→ **WHAT IS BEING ASKED**
Quote exactly the lines from the line containing "Reproduce this chart with matplotlib." to the line containing "plt.rcParams['font.family'] = ['Liberation", both lines included, please, and nothing more.

▼▼▼

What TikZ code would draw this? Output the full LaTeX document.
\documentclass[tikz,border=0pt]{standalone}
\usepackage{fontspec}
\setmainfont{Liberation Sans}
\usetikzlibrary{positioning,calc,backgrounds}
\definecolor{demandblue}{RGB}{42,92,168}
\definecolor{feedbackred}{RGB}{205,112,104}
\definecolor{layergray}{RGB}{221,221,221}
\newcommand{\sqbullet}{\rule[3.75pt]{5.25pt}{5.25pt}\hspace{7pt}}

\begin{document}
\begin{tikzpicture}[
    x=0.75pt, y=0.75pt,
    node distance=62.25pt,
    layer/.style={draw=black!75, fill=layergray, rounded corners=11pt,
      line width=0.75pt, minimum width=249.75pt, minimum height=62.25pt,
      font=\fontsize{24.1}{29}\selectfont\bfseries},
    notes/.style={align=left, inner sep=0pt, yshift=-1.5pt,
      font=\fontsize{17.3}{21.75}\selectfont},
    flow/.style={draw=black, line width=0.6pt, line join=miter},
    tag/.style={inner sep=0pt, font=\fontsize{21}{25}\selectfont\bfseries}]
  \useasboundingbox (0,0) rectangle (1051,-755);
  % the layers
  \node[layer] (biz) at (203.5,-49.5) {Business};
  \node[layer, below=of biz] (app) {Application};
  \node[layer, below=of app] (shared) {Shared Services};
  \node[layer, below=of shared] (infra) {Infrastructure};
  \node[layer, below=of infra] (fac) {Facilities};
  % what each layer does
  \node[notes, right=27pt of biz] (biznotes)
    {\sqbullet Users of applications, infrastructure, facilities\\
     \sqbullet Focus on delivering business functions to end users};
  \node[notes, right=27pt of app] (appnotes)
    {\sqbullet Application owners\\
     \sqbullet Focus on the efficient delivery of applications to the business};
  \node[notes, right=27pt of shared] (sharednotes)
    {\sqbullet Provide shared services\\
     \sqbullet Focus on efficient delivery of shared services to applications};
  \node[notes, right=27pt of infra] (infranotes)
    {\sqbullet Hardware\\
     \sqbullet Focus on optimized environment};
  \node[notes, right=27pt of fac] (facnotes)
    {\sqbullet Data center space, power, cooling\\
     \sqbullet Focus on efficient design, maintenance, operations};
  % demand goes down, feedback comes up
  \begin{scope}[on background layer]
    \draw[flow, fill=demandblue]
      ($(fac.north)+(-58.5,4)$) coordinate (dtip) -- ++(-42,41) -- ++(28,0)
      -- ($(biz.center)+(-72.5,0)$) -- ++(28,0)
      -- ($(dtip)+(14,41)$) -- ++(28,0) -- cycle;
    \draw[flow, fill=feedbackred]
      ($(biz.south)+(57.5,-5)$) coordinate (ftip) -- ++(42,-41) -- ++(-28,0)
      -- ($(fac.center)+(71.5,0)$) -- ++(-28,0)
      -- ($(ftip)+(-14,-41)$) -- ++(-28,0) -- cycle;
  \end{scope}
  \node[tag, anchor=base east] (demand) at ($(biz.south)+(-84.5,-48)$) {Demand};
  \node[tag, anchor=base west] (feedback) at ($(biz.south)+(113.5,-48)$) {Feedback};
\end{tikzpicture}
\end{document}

▲▲▲
▼▼▼

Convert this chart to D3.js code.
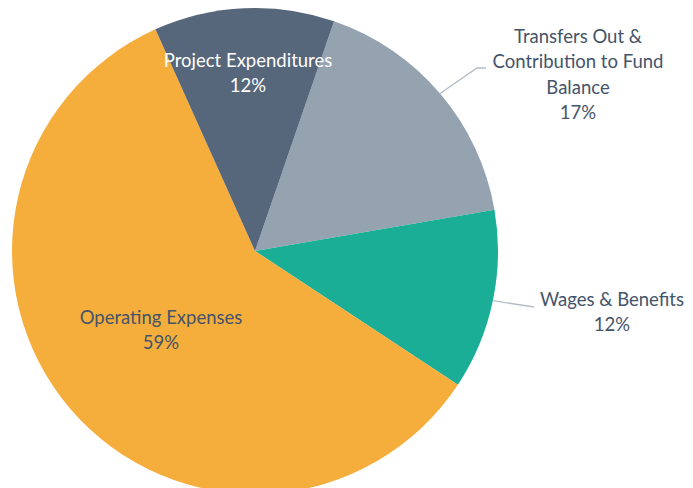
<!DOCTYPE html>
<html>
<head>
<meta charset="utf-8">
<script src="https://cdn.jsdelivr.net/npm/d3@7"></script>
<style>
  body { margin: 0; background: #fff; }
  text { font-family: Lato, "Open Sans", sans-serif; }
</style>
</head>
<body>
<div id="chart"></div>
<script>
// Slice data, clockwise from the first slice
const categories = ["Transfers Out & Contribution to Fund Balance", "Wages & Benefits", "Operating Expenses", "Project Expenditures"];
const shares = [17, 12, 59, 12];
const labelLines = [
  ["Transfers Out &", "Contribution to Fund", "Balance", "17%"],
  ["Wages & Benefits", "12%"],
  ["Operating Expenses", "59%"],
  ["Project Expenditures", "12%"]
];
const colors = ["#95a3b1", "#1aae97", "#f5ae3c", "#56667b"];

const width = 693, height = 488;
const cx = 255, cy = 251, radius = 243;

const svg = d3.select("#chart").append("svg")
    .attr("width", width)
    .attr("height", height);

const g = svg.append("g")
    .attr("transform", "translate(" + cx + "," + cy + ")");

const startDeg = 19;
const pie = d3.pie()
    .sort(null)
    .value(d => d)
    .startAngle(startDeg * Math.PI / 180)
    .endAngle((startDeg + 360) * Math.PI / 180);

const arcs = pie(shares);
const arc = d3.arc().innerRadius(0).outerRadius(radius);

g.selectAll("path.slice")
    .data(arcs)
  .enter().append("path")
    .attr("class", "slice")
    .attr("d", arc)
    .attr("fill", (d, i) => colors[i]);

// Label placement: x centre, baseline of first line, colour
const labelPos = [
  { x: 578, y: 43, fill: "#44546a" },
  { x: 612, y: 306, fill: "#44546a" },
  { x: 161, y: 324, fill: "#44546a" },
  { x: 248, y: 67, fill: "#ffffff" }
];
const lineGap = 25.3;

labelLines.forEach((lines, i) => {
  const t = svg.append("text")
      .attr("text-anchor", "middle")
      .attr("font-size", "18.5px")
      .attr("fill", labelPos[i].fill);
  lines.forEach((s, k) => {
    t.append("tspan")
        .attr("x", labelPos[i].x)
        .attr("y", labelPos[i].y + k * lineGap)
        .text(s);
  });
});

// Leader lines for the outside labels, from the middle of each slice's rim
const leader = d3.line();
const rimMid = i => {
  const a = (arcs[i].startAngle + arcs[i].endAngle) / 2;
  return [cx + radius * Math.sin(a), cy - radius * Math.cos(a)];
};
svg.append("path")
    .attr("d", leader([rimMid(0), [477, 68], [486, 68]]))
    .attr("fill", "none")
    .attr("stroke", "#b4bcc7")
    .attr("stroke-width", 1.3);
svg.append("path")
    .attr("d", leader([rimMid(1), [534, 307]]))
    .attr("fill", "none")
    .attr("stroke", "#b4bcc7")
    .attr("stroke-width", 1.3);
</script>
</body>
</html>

▲▲▲
▼▼▼

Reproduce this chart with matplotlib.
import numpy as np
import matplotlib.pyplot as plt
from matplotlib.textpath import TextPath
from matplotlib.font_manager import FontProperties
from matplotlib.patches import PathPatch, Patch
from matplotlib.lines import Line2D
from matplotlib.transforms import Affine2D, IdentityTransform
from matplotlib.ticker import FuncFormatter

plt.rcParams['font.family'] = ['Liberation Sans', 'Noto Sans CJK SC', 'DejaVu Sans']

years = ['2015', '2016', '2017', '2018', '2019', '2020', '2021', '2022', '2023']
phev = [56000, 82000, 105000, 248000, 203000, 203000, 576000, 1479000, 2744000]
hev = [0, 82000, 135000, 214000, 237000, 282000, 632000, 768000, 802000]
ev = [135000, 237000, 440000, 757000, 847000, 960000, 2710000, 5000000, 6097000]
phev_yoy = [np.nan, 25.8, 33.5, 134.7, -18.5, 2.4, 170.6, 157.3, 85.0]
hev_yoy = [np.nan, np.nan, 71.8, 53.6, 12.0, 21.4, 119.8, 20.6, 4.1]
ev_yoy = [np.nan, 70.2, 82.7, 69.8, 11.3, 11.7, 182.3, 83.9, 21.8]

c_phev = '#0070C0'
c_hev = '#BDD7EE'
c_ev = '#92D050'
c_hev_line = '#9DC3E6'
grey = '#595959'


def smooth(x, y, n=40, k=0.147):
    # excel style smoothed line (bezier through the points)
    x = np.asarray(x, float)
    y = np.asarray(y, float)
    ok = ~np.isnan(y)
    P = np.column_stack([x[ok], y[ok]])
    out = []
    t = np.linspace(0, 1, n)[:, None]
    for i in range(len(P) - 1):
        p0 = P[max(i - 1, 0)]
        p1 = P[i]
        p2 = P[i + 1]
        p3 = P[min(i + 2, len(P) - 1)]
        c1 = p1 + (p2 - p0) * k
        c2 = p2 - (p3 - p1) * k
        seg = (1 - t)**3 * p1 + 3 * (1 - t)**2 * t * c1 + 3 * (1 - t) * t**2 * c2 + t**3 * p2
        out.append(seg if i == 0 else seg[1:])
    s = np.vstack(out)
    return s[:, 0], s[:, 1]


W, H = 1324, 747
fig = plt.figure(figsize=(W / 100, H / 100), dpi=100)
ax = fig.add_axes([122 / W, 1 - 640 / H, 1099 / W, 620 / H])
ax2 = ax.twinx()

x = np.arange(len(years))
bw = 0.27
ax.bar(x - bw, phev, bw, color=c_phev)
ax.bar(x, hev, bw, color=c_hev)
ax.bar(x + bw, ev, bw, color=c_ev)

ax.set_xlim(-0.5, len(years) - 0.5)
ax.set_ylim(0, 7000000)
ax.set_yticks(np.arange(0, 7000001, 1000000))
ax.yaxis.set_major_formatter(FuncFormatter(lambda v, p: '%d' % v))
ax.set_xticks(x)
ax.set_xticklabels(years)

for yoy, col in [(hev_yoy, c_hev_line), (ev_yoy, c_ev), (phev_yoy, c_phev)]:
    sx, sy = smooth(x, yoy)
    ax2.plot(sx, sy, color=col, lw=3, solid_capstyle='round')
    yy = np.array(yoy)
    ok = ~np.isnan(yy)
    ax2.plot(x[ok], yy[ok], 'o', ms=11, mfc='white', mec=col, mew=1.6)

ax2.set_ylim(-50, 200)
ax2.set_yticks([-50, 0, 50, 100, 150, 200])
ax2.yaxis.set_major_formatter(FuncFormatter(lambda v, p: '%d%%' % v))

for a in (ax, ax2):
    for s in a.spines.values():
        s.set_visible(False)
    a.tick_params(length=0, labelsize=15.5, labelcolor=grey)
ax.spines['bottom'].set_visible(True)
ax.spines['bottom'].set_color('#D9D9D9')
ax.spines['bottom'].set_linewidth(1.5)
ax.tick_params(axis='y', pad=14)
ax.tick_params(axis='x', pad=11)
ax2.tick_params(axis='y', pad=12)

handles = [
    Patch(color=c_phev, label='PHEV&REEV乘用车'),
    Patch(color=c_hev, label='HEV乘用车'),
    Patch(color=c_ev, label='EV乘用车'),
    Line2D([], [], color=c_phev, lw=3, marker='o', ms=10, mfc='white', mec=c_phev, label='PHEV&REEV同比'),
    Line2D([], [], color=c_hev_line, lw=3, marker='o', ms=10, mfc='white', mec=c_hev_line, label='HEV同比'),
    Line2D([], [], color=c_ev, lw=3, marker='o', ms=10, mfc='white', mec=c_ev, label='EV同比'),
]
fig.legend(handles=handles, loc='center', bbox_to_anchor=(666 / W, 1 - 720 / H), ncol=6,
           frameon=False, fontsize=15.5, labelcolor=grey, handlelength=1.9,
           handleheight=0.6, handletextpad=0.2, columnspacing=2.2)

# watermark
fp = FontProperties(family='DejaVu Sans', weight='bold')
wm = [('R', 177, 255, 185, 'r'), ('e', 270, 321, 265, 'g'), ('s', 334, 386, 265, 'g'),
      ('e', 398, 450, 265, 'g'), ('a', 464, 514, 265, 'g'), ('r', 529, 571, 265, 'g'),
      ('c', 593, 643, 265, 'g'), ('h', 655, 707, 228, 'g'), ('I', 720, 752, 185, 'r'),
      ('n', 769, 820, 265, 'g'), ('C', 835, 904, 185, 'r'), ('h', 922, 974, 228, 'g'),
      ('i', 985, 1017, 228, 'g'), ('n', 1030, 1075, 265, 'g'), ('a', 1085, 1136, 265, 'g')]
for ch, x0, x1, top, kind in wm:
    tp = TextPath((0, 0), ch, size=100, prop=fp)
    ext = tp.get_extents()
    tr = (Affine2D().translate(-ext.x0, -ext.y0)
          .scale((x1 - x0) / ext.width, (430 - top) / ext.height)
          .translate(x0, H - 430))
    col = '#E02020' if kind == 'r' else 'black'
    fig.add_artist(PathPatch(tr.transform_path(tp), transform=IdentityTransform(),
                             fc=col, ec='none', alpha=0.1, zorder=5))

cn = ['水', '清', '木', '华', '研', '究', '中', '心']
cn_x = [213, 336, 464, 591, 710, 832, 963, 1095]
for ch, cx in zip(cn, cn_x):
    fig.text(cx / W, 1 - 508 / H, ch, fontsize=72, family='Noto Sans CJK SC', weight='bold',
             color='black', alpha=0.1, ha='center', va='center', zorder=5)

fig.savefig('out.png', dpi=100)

▲▲▲

→ **EXPECTED ANSWER**
Reproduce this chart with matplotlib.
import numpy as np
import matplotlib.pyplot as plt
from matplotlib.textpath import TextPath
from matplotlib.font_manager import FontProperties
from matplotlib.patches import PathPatch, Patch
from matplotlib.lines import Line2D
from matplotlib.transforms import Affine2D, IdentityTransform
from matplotlib.ticker import FuncFormatter

plt.rcParams['font.family'] = ['Liberation Sans', 'Noto Sans CJK SC', 'DejaVu Sans']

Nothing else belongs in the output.